If you make enough money to be taxed, and your employer pays you in cash, he needs to give you a W-2 by the end of January just like any other employer. In fact, it’s arguably even more critical that an employer who pays you in cash sends you a W-2. Without one, there’s less documentation about what you earned and what was withheld for taxes.
When No W-2 Arrives
If you don’t get your W-2 by mid-February, the Internal Revenue Service asks that you contact the employer first to see if it has your correct address on file and if the form was sent. If that doesn’t work, contact the IRS, which will contact the employer. The IRS suggests not taking this step until after Presidents Day week as the telephone wait times during that period are notoriously long. In addition to your contact information and Social Security number, it helps to have your dates of employment, the approximate amount you earned and any income tax withholding your employer made.

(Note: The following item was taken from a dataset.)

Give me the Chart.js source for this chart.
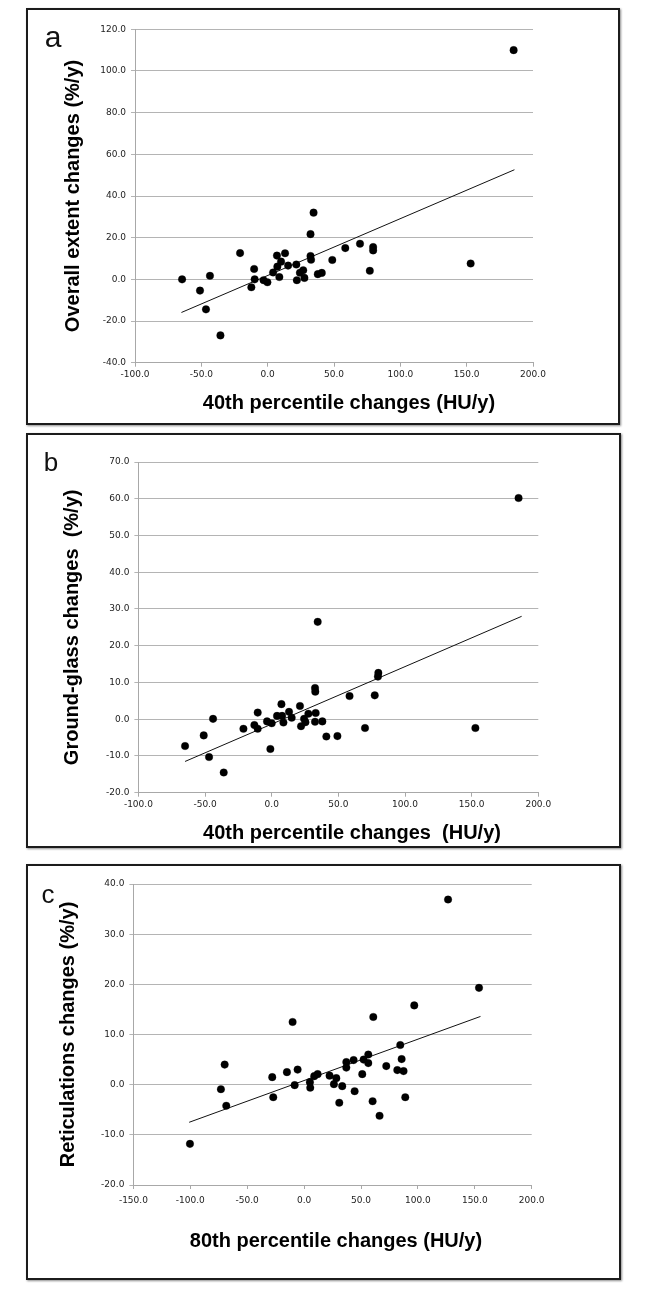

If the IRS gets involved, it will send that employer and you a copy of Form 4598, “Form W-2, 1098 or 1099 Not Received, Incorrect, or Lost.” You’ll also receive “Form 4852, Substitute for Form W–2 or Form 1099–R.” If you don’t get your W-2 by April 15, file your taxes without it and estimate your earnings from that job as best you can. Then fill out and return Form 4852, as well as an amended tax return Form 1040X if necessary.